Quant au CD&V, il doit être rassuré sur plusieurs points importants. En particulier, sur le volet éthique du futur accord de gouvernement. Mercredi soir, Joachim Coens a insisté sur un breekpunt (point de rupture) dans les discussions : la proposition d’assouplissement de la loi sur l’avortement actuellement sur la table est inacceptable pour le CD&V. Il est question, entre autres, d’allonger jusqu’à 18 semaines le délai maximal prévu pour demander l’IVG. "Le CD&V ne veut rien entendre", déplore un négociateur.

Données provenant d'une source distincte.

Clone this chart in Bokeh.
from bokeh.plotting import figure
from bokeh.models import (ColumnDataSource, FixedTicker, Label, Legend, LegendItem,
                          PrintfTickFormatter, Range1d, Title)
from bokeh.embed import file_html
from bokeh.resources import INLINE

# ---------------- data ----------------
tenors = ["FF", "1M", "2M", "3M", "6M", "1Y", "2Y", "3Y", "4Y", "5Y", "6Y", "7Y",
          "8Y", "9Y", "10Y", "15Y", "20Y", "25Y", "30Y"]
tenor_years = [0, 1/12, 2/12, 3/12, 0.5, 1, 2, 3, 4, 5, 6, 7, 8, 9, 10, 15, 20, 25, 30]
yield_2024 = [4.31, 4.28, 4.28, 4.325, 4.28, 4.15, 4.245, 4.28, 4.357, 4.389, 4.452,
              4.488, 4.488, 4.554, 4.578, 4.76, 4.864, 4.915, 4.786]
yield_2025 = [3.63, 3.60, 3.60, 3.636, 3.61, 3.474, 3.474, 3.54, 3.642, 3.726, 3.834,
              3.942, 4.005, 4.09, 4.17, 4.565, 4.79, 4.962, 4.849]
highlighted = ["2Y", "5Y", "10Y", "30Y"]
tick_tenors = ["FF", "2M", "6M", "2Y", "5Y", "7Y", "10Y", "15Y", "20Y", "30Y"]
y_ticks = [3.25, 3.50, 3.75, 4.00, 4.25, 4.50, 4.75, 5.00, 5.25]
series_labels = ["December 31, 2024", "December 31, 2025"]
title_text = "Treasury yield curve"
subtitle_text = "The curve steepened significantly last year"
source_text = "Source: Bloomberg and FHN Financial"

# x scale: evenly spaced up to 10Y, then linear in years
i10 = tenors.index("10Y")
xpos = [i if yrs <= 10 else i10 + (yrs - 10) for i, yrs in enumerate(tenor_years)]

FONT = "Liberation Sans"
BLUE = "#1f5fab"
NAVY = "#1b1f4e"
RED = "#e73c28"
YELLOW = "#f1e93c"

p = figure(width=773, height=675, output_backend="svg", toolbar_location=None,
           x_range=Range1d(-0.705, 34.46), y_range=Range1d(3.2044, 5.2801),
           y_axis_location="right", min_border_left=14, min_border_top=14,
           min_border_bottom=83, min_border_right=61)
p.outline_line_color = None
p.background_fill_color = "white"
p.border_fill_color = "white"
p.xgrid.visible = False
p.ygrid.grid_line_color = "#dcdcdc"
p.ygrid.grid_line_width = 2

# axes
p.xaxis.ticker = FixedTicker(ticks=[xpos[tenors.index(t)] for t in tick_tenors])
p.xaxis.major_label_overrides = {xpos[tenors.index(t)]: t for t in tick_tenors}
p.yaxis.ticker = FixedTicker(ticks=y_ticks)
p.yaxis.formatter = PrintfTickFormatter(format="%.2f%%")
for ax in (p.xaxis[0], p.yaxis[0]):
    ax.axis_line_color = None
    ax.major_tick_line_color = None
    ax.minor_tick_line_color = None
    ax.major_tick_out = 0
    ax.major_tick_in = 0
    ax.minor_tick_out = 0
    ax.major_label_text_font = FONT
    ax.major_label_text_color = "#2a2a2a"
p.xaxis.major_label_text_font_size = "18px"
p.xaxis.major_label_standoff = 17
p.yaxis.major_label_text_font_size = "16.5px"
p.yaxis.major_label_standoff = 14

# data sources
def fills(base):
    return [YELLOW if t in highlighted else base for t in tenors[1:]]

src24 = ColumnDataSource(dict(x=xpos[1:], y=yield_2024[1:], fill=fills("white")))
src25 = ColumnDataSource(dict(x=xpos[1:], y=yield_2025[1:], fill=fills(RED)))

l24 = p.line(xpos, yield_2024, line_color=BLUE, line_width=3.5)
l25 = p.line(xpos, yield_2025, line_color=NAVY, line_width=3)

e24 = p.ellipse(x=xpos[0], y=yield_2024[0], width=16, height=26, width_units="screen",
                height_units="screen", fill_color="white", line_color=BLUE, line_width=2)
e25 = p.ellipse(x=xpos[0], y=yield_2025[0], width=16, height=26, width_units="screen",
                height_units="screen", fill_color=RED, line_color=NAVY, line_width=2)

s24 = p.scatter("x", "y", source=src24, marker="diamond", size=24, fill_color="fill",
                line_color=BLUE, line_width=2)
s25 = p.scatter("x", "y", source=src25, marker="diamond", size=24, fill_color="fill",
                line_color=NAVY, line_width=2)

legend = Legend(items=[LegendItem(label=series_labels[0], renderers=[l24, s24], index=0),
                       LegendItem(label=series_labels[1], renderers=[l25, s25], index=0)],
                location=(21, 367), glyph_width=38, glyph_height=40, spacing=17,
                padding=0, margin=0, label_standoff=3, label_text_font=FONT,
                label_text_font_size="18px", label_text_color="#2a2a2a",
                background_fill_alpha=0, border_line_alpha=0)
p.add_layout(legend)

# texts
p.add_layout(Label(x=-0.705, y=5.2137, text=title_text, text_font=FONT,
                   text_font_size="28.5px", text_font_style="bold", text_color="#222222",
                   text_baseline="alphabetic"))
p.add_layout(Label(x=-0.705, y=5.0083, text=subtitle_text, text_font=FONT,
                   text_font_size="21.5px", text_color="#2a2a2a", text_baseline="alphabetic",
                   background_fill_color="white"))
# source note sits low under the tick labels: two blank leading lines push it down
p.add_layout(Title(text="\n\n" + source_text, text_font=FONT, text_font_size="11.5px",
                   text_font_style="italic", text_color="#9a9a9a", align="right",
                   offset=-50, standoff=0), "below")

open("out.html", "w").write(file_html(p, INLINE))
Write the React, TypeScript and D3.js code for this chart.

Le "16" pour rassurer le CD&V
Si cette proposition de loi (émanant du PS) était maintenue, il s’agirait d’un casus belli. Onbespreekbaar… Les démocrates-chrétiens gardent un souvenir douloureux du gouvernement "arc-en-ciel" (libéraux, socialistes, écologistes, soit ses partenaires putatifs au sein d’une Vivaldi) mis en place en 1999 et marqué par une vision dite "progressiste" et d’inspiration laïque dans les dossiers éthiques.
Le CD&V ne veut pas constituer un simple appoint aux partis de l’ancien arc-en-ciel qui imposeraient leur agenda sur des points aussi sensibles. "On a vraiment un problème sur la question de l’IVG", confirme un président de parti. Toutefois, Egbert Lachaert a bien compris cet enjeu. Il y a quelques jours, il a proposé à l’égard des projets en matière éthique "une formulation susceptible de rassurer le CD&V", explique un négociateur fédéral. Une méthode de travail a été imaginée par l’émissaire royal pour déminer le chapitre IVG.
Dans le but d’amadouer le CD&V, ses partenaires pourraient lui proposer de renouer avec les vieilles habitudes de la politique belge en récupérant le poste de Premier ministre. Il se dit que les démocrates-chrétiens flamands en ont envie. Si ce deal devait se réaliser, qui succéderait alors aux Wilfried Martens, Jean-Luc Dehaene, Yves Leterme et autres Herman Van Rompuy ? Trois noms émergent clairement : Joachim Coens lui-même, Koen Geens, l’actuel vice-Premier ministre CD&V, et Hilde Crevits, la très populaire ministre flamande de l’Économie.
Wilmès formatrice ?
Toutefois, la messe n’est pas dite. Satellisée au "16" en octobre 2019, après avoir traversé la crise sanitaire à la barre de la maison Belgique, Sophie Wilmès (MR) a désormais une stature de femme d’État. Alors que notre pays va probablement devoir affronter une récession économique, est-ce vraiment le moment de sacrifier la Première ministre sur l’autel de la Realpolitik ? À l’inverse du scénario qui placerait un CD&V au 16, rue de la Loi, certains envisagent de lancer Sophie Wilmès comme formatrice de la coalition Vivaldi. "Celui qui assumera le rôle de formateur sera le prochain Premier ministre", analyse une source de premier plan.